The server is read-only -- pushes are rejected.


FUSE mounting

Mount a branch as a read-only filesystem. Requires FUSE support:

pip install "vost[fuse]"

Mount

mkdir -p /tmp/mnt
vost mount /tmp/mnt

Now browse with normal tools:

ls /tmp/mnt/
cat /tmp/mnt/data.txt

Mount options

vost mount /tmp/mnt -b dev           # mount a specific branch
vost mount /tmp/mnt --ref v1         # mount a tag
vost mount /tmp/mnt --back 3         # mount 3 commits before tip
vost mount /tmp/mnt -f               # run in foreground

Unmount

umount /tmp/mnt                      # macOS/Linux

JSON output for scripting

By default, vost acts like a standard UNIX CLI, with output suitable for human viewing. Commands like ls, log, and reflog support --format json or --format jsonl for structured output suitable for scripting:

vost ls -l --format json | jq '.[].name'
vost log --format jsonl | jq -r '.hash'
vost reflog --format json

Use json for a single JSON array, jsonl for one JSON object per line (useful for streaming or line-by-line processing with jq).


Tips and patterns

Checksum mode for exact comparisons

By default, cp and sync compare files by modification time for speed.
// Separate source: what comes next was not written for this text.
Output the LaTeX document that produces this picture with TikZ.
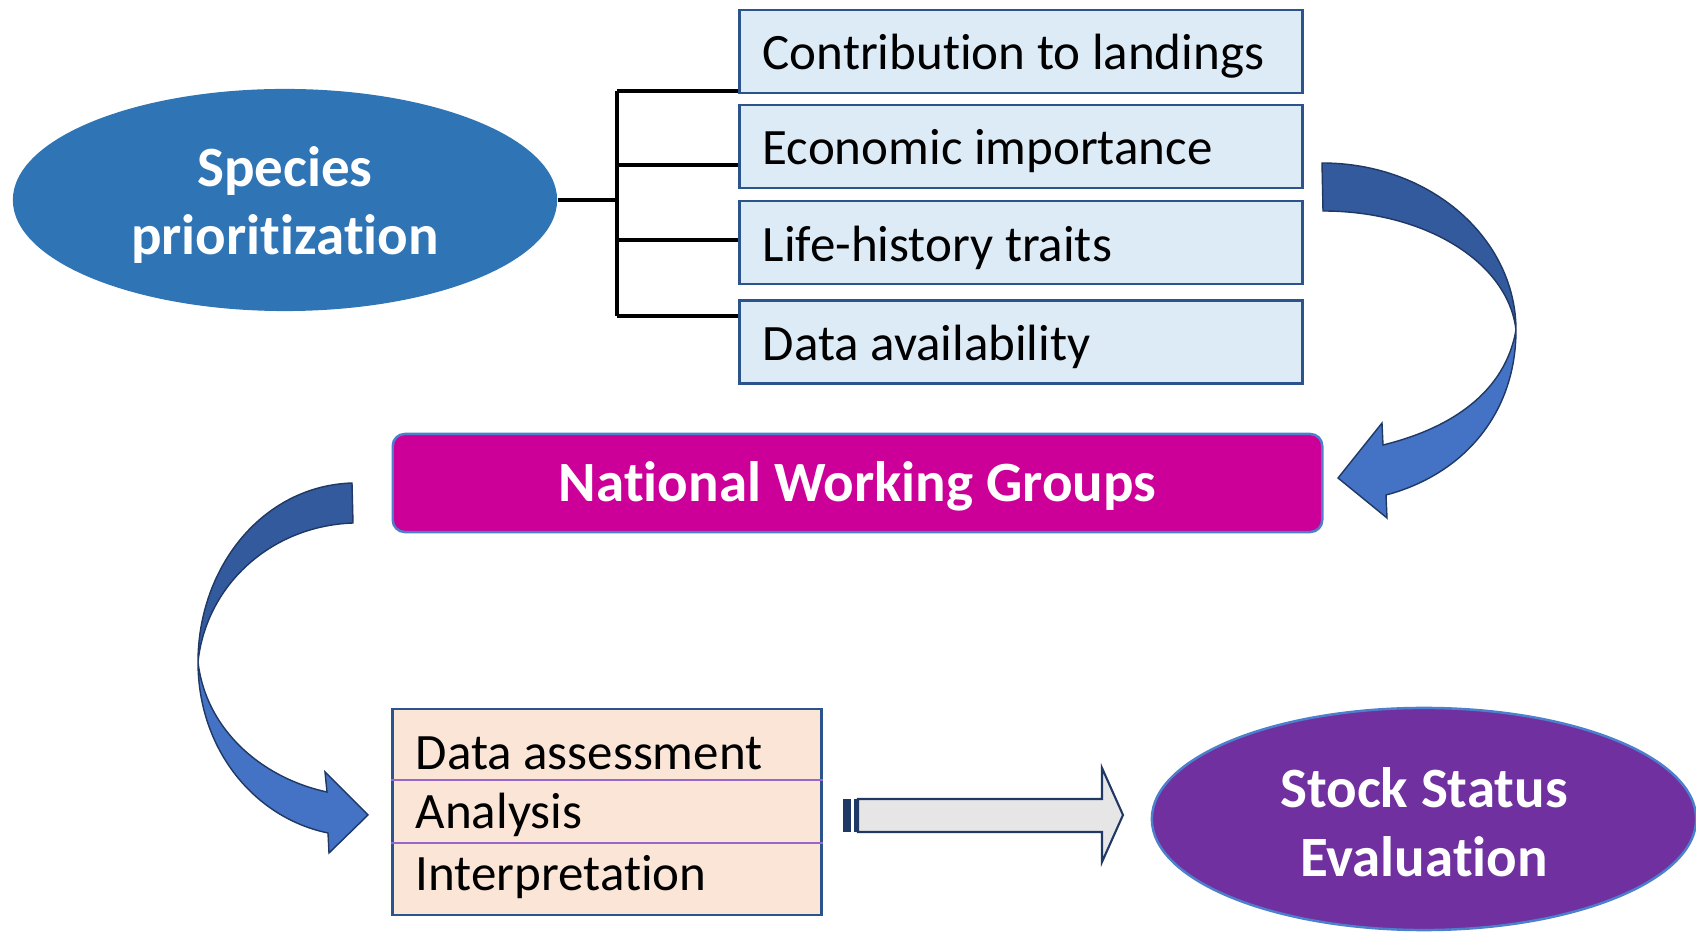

Use -c for byte-exact comparison:

vost sync -c ./data :data

Verbose mode

Add -v before any command for status messages on stderr:

vost -v cp ./data :backup
vost -v sync ./src :code

Clean up

When you're done with a repository:

vost gc                # repack objects and prune unreachable data
vost destroy -f        # remove the repository entirely

gc requires git to be installed. destroy requires -f if the repo contains any branches or tags.